Ukraine said it had repelled a day of Russian attacks in and around the ruined eastern city of Bakhmut on Thursday, making small gains while buying time for other “planned actions”.
While Russia boosted its forces in the city and attacked suburbs to the north and south, Ukraine's forces advanced up to one 1km, deputy defence minister Hanna Maliar said on her Telegram channel.
“The defence of Bakhmut and its outskirts is meeting its military objectives,” she said. “As of now, we control the southwestern part of Bakhmut.”
It came after Russia unleashed another round of overnight strikes on the capital, in the latest test of Kyiv’s air defences.
Ukraine claimed it managed to shoot down 29 of 30 missiles fired across the country in the early hours of Thursday. The single missile that evaded Ukraine’s defences – striking an industrial building in the southern region of Odesa – killed one person and injured two more, according to Serhiy Bratchuk, a spokesperson for the region’s military administration.
Loud explosions bellowed throughout Kyiv as Vladimir Putin’s forces hammered the capital for the ninth time this month, in a move marking a stark escalation after weeks of lull. Debris also fell on two Kyiv districts, starting a fire at a garage complex.
The missiles were launched from Russian sea, air and ground bases, General Valerii Zaluzhnyi, the Ukrainian commander-in-chief, wrote on Telegram. Several waves of missiles were aimed at areas of Ukraine between 2100 local time [GMT 1800] on Wednesday and 0530 [GMT 0230] on Thursday, he added.
Russian forces used strategic bombers from the Caspian region and apparently fired X-101 and X-55-type missiles developed during Soviet times, Kyiv authorities said. Russia then deployed reconnaissance drones over the capital.
In the last major air attack on Kyiv, on Tuesday, Ukrainian air defenses bolstered by complex Western-supplied systems shot down all the incoming missiles, officials said.
That attack used hypersonic missiles, which repeatedly have been touted by the Russian president as providing a key strategic advantage. The missiles, which are among the most advanced weapons in Russia’s arsenal, are difficult to detect and intercept because of their hypersonic speed and manoeuvrability.
In another blow to the Russian advance on Thursday, Yevgeny Prigozhin, the chief of Russia’s Wagner mercenary group – often referred to as Putin’s private army – accused regular Russian army units of pulling back 570m north of the eastern Ukrainian city of Bakhmut, leaving his own fighters’ flanks exposed. He said his forces has advanced about 400m.

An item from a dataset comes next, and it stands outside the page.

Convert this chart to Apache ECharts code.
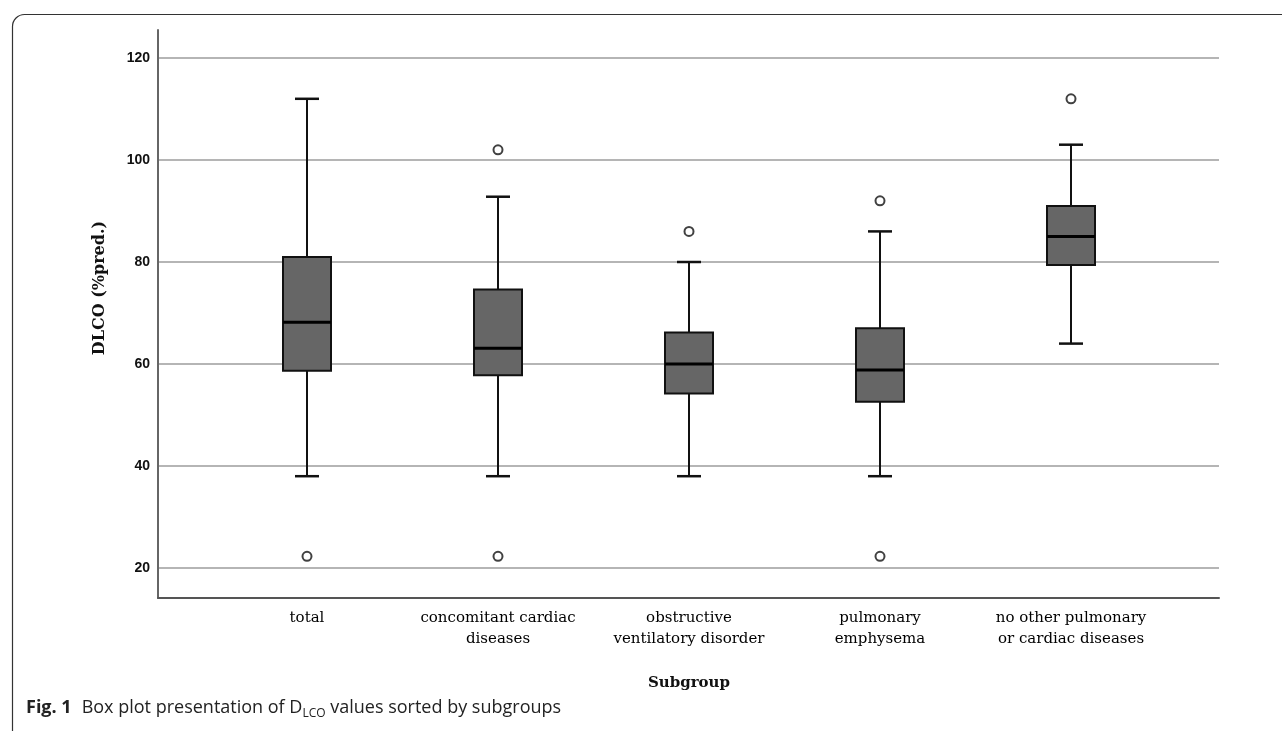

Wagner forces have been spearheading the assault on Bakhmut, one of the bloodiest and longest battles of the war, with some support from the regular army in recent months. Moscow sees Bakhmut, a city of about 70,000 before Russia’s full-scale invasion nearly 15 months ago, as a stepping stone toward capturing the rest of the eastern Donbas region.
Mr Prigozhin asked Moscow to do all it could to protect its territory in Bakhmut after what he alleged was a withdrawal.
“I am appealing to the top leadership of the Ministry of Defence – publicly – because my letters are not being read,” Mr Prigozhin said in a voice message
Ukrainian officials have signalled that the advances around Bakhmut are not part of a broader counteroffensive planned by Kyiv to push back the Russian forces.
With Mr Prigozhin repeatedly accusing Russia’s top military brass of not doing enough to back his men, and reports of disquiet among the rest of the Russian leader’s inner circle, appears to be cause for concern for the Kremlin.
According to a recent update from the British Ministry of Defence (MoD), Russia has banned its own top officials from resigning to avoid “any impression of defeatism”.